No link between mortgage stress and crime, report says

In the wake of the housing market collapse, many real estate experts posited that some of the hardest-hit cities would experience increased crime rates, but a new report says this was not an accurate assumption.

In the wake of the housing market collapse, many real estate experts posited that some of the hardest-hit cities would experience increased crime rates, but a new report says this was not an accurate assumption.

In an examination of 142 major metropolitan areas, there were no convincing connections found between mortgage stress and crime rates, according to a report from Department of Criminal Justice at Indiana University in Bloomington.

"Despite anecdotal evidence of and growing fear that the foreclosure crisis was accompanied by increasing crime rates in cities hardest hit by the foreclosure crisis, we found no evidence that metropolitan areas with higher levels of housing-mortgage stress had higher rates of violent or property crime," researchers said.

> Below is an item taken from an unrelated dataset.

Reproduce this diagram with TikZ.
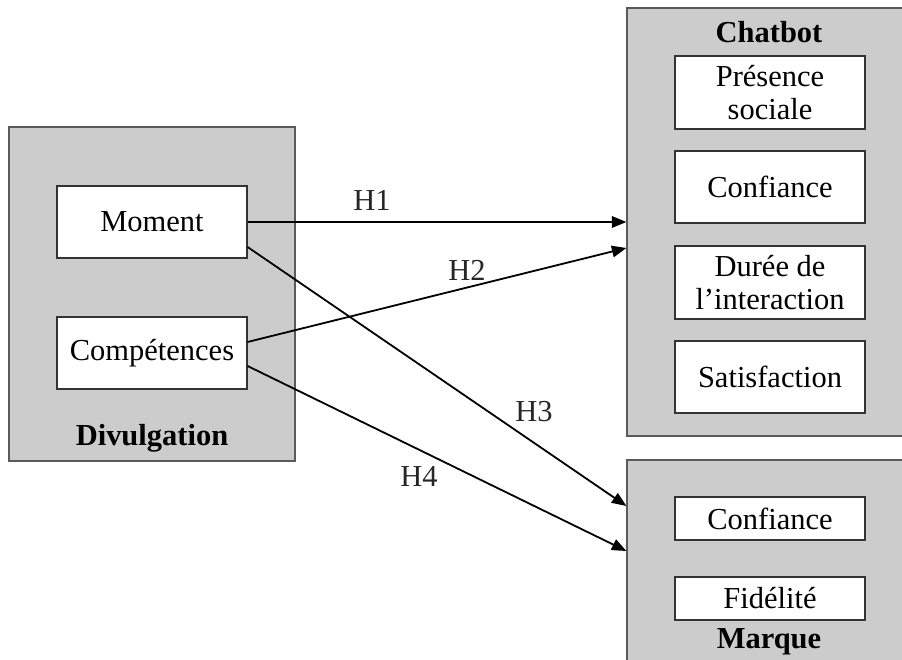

Previous studies conducted on this issue only examined information on a state and national level. This was the first report of its kind to take public property data on a metropolitan level into account.

Meanwhile, it was noted that a more accurate way to compare crime with struggling housing markets is to examine negative equity, loan-to-value ratios and mortgage costs, rather than foreclosure activity. However, other factors such as unemployment and vacancy rates may play a role.